Who doesn’t love building “shiny” dashboards and getting the following reaction from their viewers? One trick to add some extra flare to your dashboards is replacing your single value rangemap icons with your own images that change color or to a different image depending on the value. This even includes animated .gif or svgs! For example the Operational Intelligence dashboard below shows one use case of single value icon replacements. In fact, the “Power” and “HVAC” icons on the bottom right are animated .gifs and both change color and spin faster according to the single value result. Cool eh? Let’s see how this is done so you can build your own! Note: This only works on 6.1.x and 6.2.x!
Additionally you can find another example of single value icon replacements using traffic lights here!
Alrighty then let’s get started!
Step 1:
If you don’t already have it, download and install the Splunk 6.x Dashboards app (I love this dang app!). We are going to use the Single Value Decorations example as a starting point. I tend to clone or copy the dashboard somewhere else so I don’t modify the original example. In this case I even built a separate app with the clone of the dashboard to keep things even simpler (completely optional).
Step 2:
You will notice the Single Value Decorations example requires a .css file called “single_decorations.css”. If you create a separate app, you will need to copy this file over to your appserver/static directory. Otherwise you can just modify the existing “single_decorations.css” directly in the Splunk 6.x Dashboards example app.
$SPLUNK_HOME/etc/apps/yourappname/appserver/static
The XML at the top of your cloned dashboard should now include this .css file. Additionally I cleaned up the xml to only show one row and just a few of the icon-only single values.
<dashboard stylesheet="single_decorations.css">
Your XML and dashboard should look like this:
Step 3:
Now that we a nice simple canvas to work with we can get to the real fun. First we need some images or icons. In this example we will pick an icon with 5 different colors (1 icon for each color in the rangemap). In my example I’m using icons called “customer_support” followed by the color. These icons should be placed in your $SPLUNK_HOME/etc/apps/yourappname/appserver/static directory.

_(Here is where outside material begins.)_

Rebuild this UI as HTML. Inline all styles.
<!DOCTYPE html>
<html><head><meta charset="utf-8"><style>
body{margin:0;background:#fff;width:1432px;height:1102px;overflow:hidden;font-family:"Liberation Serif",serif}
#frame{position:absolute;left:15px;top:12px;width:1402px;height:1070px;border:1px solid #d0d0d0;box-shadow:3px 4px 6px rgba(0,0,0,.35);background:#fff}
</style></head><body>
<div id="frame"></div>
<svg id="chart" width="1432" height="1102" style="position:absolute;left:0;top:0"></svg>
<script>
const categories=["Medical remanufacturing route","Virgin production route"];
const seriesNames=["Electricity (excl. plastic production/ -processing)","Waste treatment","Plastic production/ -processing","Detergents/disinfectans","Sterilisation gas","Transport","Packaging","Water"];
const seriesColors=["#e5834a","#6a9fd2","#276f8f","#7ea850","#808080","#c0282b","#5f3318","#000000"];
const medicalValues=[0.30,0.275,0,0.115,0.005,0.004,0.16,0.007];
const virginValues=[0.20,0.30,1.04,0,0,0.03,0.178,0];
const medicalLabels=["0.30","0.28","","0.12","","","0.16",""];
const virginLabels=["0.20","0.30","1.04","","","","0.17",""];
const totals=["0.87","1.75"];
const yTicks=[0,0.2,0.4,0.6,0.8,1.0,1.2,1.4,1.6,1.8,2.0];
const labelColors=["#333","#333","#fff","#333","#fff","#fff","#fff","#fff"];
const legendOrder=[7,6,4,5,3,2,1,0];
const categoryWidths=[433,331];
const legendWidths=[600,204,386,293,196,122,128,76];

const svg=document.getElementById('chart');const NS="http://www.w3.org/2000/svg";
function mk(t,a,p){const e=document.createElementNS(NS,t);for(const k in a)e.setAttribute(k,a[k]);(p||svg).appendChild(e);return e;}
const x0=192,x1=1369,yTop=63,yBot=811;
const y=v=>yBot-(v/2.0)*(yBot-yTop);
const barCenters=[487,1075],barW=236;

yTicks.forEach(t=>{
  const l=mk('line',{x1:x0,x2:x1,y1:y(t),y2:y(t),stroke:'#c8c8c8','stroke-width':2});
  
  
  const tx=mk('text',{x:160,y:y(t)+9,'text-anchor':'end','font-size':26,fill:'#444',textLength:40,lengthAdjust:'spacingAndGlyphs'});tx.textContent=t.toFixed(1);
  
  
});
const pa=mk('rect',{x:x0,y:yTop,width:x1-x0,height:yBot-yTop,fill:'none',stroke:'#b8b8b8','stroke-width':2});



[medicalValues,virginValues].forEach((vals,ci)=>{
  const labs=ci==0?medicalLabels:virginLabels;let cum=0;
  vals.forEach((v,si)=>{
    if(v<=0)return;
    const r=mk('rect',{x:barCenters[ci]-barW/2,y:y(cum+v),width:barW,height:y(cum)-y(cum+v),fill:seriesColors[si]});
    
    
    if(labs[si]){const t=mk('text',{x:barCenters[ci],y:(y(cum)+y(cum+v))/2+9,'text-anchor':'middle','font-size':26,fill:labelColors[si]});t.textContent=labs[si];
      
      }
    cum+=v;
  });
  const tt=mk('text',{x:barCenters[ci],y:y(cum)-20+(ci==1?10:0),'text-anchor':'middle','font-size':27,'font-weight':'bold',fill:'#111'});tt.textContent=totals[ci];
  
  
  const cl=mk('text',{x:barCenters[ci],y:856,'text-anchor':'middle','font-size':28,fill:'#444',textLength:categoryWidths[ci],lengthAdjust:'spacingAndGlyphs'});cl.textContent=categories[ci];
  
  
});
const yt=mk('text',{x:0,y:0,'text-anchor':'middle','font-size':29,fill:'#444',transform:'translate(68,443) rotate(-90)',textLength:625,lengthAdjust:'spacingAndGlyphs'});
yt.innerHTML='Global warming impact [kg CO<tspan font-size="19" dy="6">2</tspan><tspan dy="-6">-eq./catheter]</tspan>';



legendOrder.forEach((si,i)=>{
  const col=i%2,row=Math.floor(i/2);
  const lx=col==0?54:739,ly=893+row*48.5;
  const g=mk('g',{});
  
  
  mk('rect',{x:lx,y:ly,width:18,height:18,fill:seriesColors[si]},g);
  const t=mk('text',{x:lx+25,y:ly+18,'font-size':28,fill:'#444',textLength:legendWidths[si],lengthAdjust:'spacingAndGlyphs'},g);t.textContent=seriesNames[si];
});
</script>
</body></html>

That directory should now contain something similar to the following: a set of icons and your single_decorations.css file.
Step 4:
Next it’s time to modify the XML so that our single value icon can be referenced from the “single_decorations.css” file. All we need to do is add an “ID” to the single value as shown below. This will help us maintain the existing single decoration icon setup and only change the specific single values we want.
<single> to <single id=”customer_support”>
Step 5:
Now we need to modify the .css to accommodate for ID and the rangemap values.

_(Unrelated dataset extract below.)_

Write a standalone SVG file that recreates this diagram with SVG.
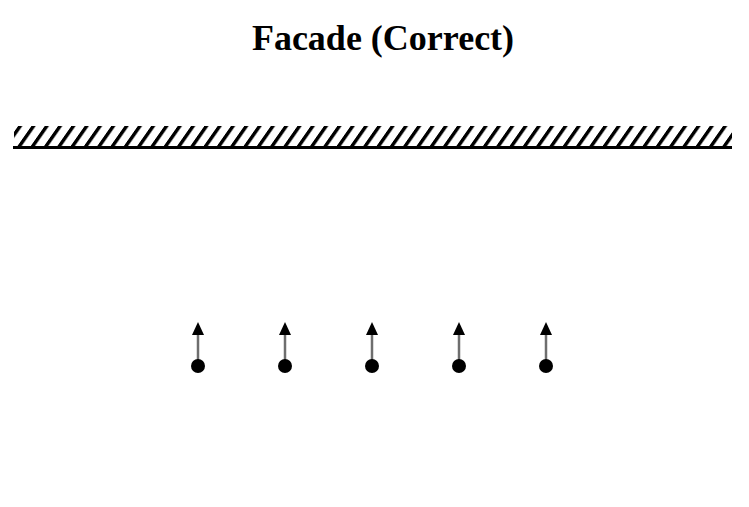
<svg xmlns="http://www.w3.org/2000/svg" width="749" height="507" viewBox="0 0 749 507">
  <style>
    .title { font-family: "Liberation Serif", "Times New Roman", serif; font-weight: bold; font-size: 36px; fill: #000; }
    .stem { stroke: #6e6e6e; stroke-width: 2.5; }
    .dot { fill: #000; }
    .head { fill: #000; }
  </style>
  <defs>
    <pattern id="hatch" patternUnits="userSpaceOnUse" width="13.3" height="20" patternTransform="skewX(-35)">
      <rect x="0" y="0" width="4.2" height="20" fill="#000"/>
    </pattern>
    <g id="arrowUp">
      <line class="stem" x1="0" y1="334" x2="0" y2="360"/>
      <polygon class="head" points="0,322 -6,335 6,335"/>
      <circle class="dot" cx="0" cy="366" r="7"/>
    </g>
  </defs>
  <rect width="749" height="507" fill="#fff"/>
  <text class="title" x="383" y="50" text-anchor="middle">Facade (Correct)</text>
  <g id="ground">
    <rect x="14" y="126" width="718" height="20" fill="url(#hatch)"/>
    <rect x="13" y="146" width="719" height="3" fill="#000"/>
  </g>
  <g id="arrows">
    <g id="a1"><use href="#arrowUp" x="198"/></g>
    <g id="a2"><use href="#arrowUp" x="285"/></g>
    <g id="a3"><use href="#arrowUp" x="372"/></g>
    <g id="a4"><use href="#arrowUp" x="459"/></g>
    <g id="a5"><use href="#arrowUp" x="546"/></g>
  </g>
</svg>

Using the existing single_decorations.css we will add the following lines below. Notice how there is an entry for each color so you should have 5 sets of #customer_support references. The values Splunk is using from a rangemap perspective are “none,low,guarded,elevated,high,severe”. There are some extra lines in the .css that are mostly self-explanatory such as height and width of the icon. You can change these accordingly to best fit your dashboard customizations.

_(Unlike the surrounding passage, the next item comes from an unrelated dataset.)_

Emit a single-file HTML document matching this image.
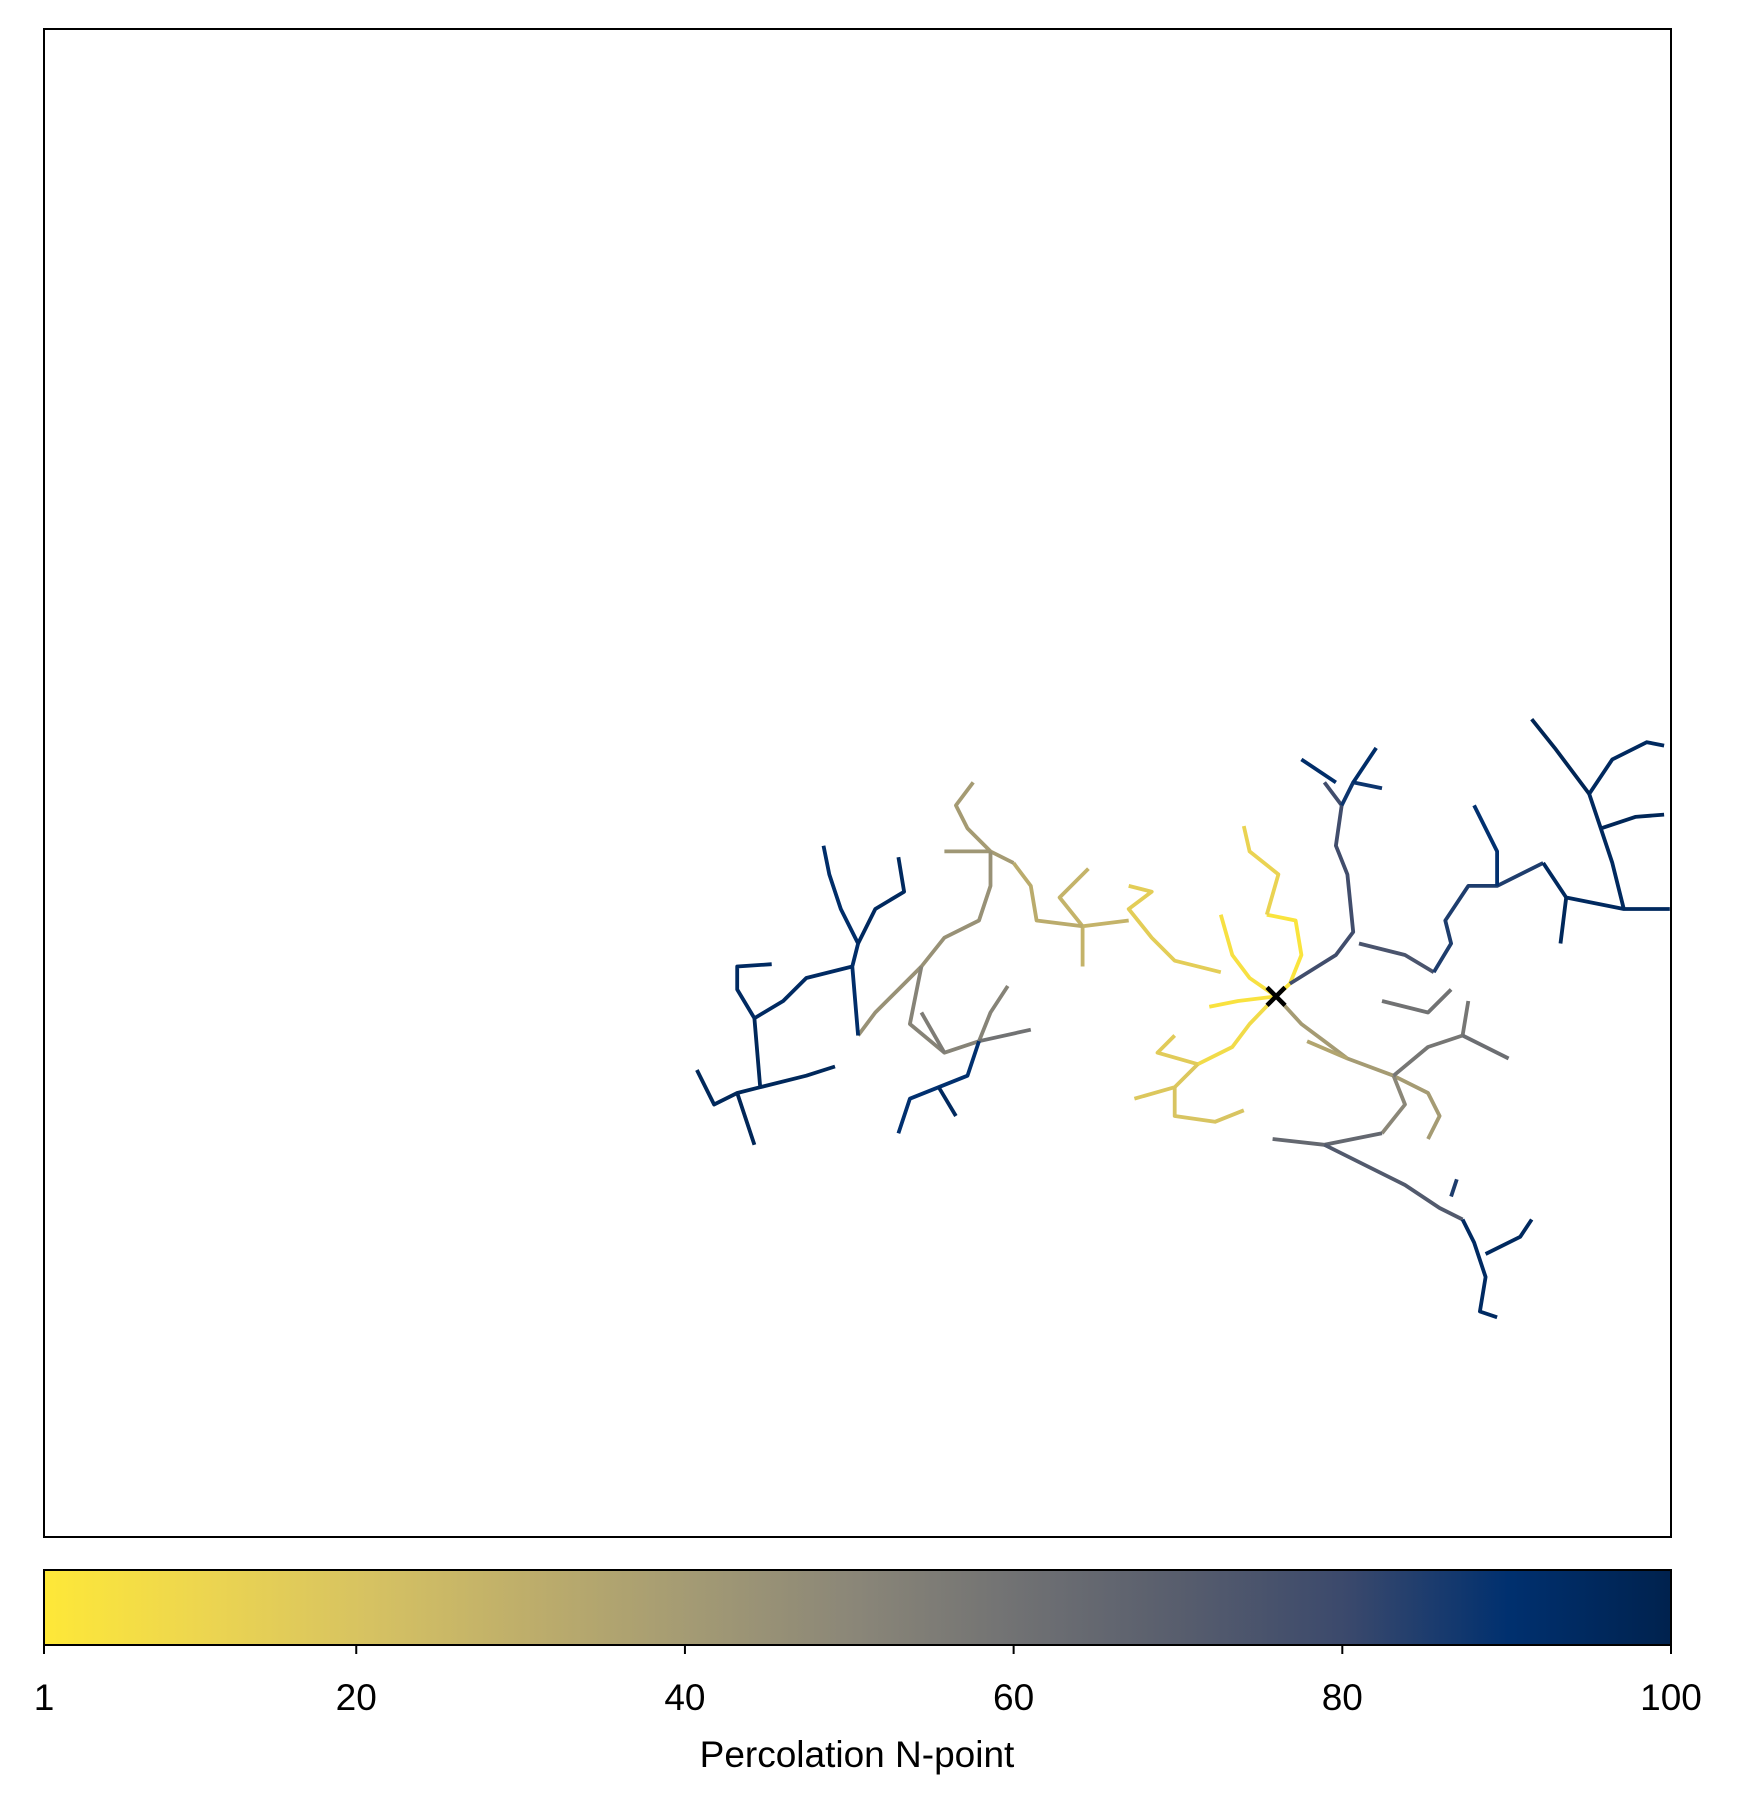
<!DOCTYPE html>
<html><head><meta charset="utf-8"><style>
html,body{margin:0;padding:0;background:#fff;}
svg{display:block;font-family:"Liberation Sans","DejaVu Sans",sans-serif;}
</style></head><body>
<svg id="chart" width="1740" height="1806" viewBox="0 0 1740 1806" xmlns="http://www.w3.org/2000/svg">
<defs>
<linearGradient id="cmap" x1="0" x2="1" y1="0" y2="0">
<stop offset="0" stop-color="#fee838"/>
<stop offset="0.1" stop-color="#ecd550"/>
<stop offset="0.2" stop-color="#d6c262"/>
<stop offset="0.3" stop-color="#bdad6b"/>
<stop offset="0.4" stop-color="#a39a74"/>
<stop offset="0.5" stop-color="#8a8678"/>
<stop offset="0.6" stop-color="#707173"/>
<stop offset="0.7" stop-color="#575d6d"/>
<stop offset="0.8" stop-color="#3b496c"/>
<stop offset="0.9" stop-color="#00306f"/>
<stop offset="1" stop-color="#00224e"/>
</linearGradient>
</defs>
<g id="tree"></g>
<rect x="44" y="29" width="1627" height="1508" fill="none" stroke="#000" stroke-width="2"/>
<g id="marker"></g>
<rect x="44" y="1570" width="1627" height="75" fill="url(#cmap)" stroke="#000" stroke-width="2"/>
<g id="cbticks"></g>
<text x="857" y="1767" font-size="37" text-anchor="middle">Percolation N-point</text>
</svg>
<script>
// data units: x 0..1413, y 0..1311 (original plot coordinates)
const seedPoint = [1070, 470];
const branchValues = [3,5,4,12,8,18,20,16,15,28,28,32,40,42,45,52,60,55,92,95,94,96,97,96,90,95,40,50,35,78,88,92,92,75,85,90,95,96,95,98,97,65,72,94,95,85,58,62,60];
const branchPoints = [
[1070,470,1082,481,1092,506,1087,536,1062,541],
[1070,470,1047,486,1032,506,1022,541],
[1070,470,1037,466,1012,461],
[1062,541,1072,576,1047,596,1042,618],
[1070,470,1047,446,1032,426,1002,411],
[1002,411,982,391,947,381],
[982,391,982,366,1017,361,1042,371],
[1002,411,967,421,982,436],
[1022,491,982,501,962,521,942,546,962,561,942,566],
[942,536,902,531,902,496],
[902,531,882,556,907,581],
[902,531,862,536,857,566,842,586],
[842,586,822,596,802,616,792,636,807,656],
[822,596,782,596],
[822,596,822,566,812,536,782,521,762,496,742,476,722,456,707,436],
[762,496,752,446,782,421,812,431,822,456,837,479],
[812,431,857,441],
[782,421,762,456],
[707,436,702,496,707,516,692,546,682,576,677,601],
[707,516,722,546,747,561,742,591],
[702,496,662,486,642,466,617,451,602,476,602,496,632,498],
[617,451,622,391,602,386,582,376,567,406],
[602,386,617,341],
[622,391,662,401,687,409],
[812,431,802,401,777,391,752,381,742,351],
[777,391,792,366],
[1070,470,1092,446,1112,431,1132,416,1172,401,1202,386,1212,366,1202,346],
[1172,401,1182,376,1162,351],
[1132,416,1097,431],
[1082,481,1122,506,1137,526,1132,576,1122,601,1127,636,1112,656],
[1127,636,1137,656,1162,651],
[1122,656,1092,676],
[1137,656,1157,686],
[1142,516,1182,506,1207,491],
[1207,491,1222,516,1217,536,1237,566,1262,566,1302,586],
[1262,566,1262,596,1242,636],
[1302,586,1322,556,1372,546,1412,546],
[1322,556,1317,516],
[1372,546,1362,586,1352,616,1342,646,1362,676,1392,691,1407,688],
[1342,646,1312,686,1292,711],
[1352,616,1382,626,1407,628],
[1162,351,1112,341,1067,346],
[1112,341,1152,321,1182,306,1212,286,1232,276],
[1232,276,1242,256,1252,226,1247,196,1262,191],
[1252,246,1282,261,1292,276],
[1222,296,1227,311],
[1172,401,1202,426,1232,436,1237,466],
[1232,436,1272,416],
[1162,466,1202,456,1222,476]
];
const tickValues = [1,20,40,60,80,100];
const tickLabels = ["1","20","40","60","80","100"];

const NS="http://www.w3.org/2000/svg";
const PX0=44, PX1=1671, PY0=1537, PY1=29;
const sx=v=>PX0+(v/1413)*(PX1-PX0);
const sy=v=>PY0-(v/1311)*(PY0-PY1);
const cbx=v=>44+(v-1)/99*1627;
const stops=[[254,232,56],[236,213,80],[214,194,98],[189,173,107],[163,154,116],[138,134,120],[112,113,115],[87,93,109],[59,73,108],[0,48,111],[0,34,78]];
function color(v){let t=(v-1)/99*10;let i=Math.min(9,Math.floor(t)),f=t-i;
 const a=stops[i],b=stops[i+1];return 'rgb('+a.map((c,k)=>Math.round(c+(b[k]-c)*f)).join(',')+')';}
const tree=document.getElementById('tree');
branchPoints.forEach((pts,i)=>{
 const p=document.createElementNS(NS,'polyline');
 let s=[];for(let k=0;k<pts.length;k+=2)s.push(sx(pts[k]).toFixed(1)+','+sy(pts[k+1]).toFixed(1));
 p.setAttribute('points',s.join(' '));
 p.setAttribute('fill','none');p.setAttribute('stroke',color(branchValues[i]));
 p.setAttribute('stroke-width','3.8');p.setAttribute('stroke-linejoin','round');
 
 
 tree.appendChild(p);
});
const m=document.getElementById('marker');
const mx=sx(seedPoint[0]),my=sy(seedPoint[1]);
[[-9,-9,9,9],[-9,9,9,-9]].forEach(d=>{
 const l=document.createElementNS(NS,'line');
 l.setAttribute('x1',mx+d[0]);l.setAttribute('y1',my+d[1]);l.setAttribute('x2',mx+d[2]);l.setAttribute('y2',my+d[3]);
 l.setAttribute('stroke','#000');l.setAttribute('stroke-width','4.5');
 
 
 m.appendChild(l);
});
const tg=document.getElementById('cbticks');
tickValues.forEach((v,i)=>{
 const x=cbx(v);
 const l=document.createElementNS(NS,'line');
 l.setAttribute('x1',x);l.setAttribute('x2',x);l.setAttribute('y1',1645);l.setAttribute('y2',1654);
 l.setAttribute('stroke','#000');l.setAttribute('stroke-width','2');
 
 
 tg.appendChild(l);
 const t=document.createElementNS(NS,'text');
 t.setAttribute('x',x);t.setAttribute('y',1710);t.setAttribute('font-size','37');t.setAttribute('text-anchor','middle');
 t.textContent=tickLabels[i];
 
 
 tg.appendChild(t);
});
</script>
</body></html>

#customer_support .low.single-value:before { display:inherit; background: url('customer_support_green.svg'); background-size: 55px 55px !important; background-repeat: no-repeat; height:55px; width:55px; content:" " !important; } #customer_support .guarded.single-value:before { display:inherit; background: url('customer_support_lightblue.svg'); background-size: 55px 55px !important; background-repeat: no-repeat; height:55px; width:55px; height:55px; } #customer_support .low.single-value:before { display:inherit; background: url('customer_support_green.svg'); …
Step 6:
Time for a restart in order for Splunk to acknowledge our new dashboard and the referenced .css file. You should now see something like this:
And if you change your value in that panel’s search to 250 instead of 550, you should see:
If this doesn’t work double-check both your xml and .css 😉 and that you restarted your Search Head you are doing the work on.
Congratulations! You now have your own icons changing colors or image based on the single value! Now you can add other icon sets for the rest of the icons and build your own awesome dashboards!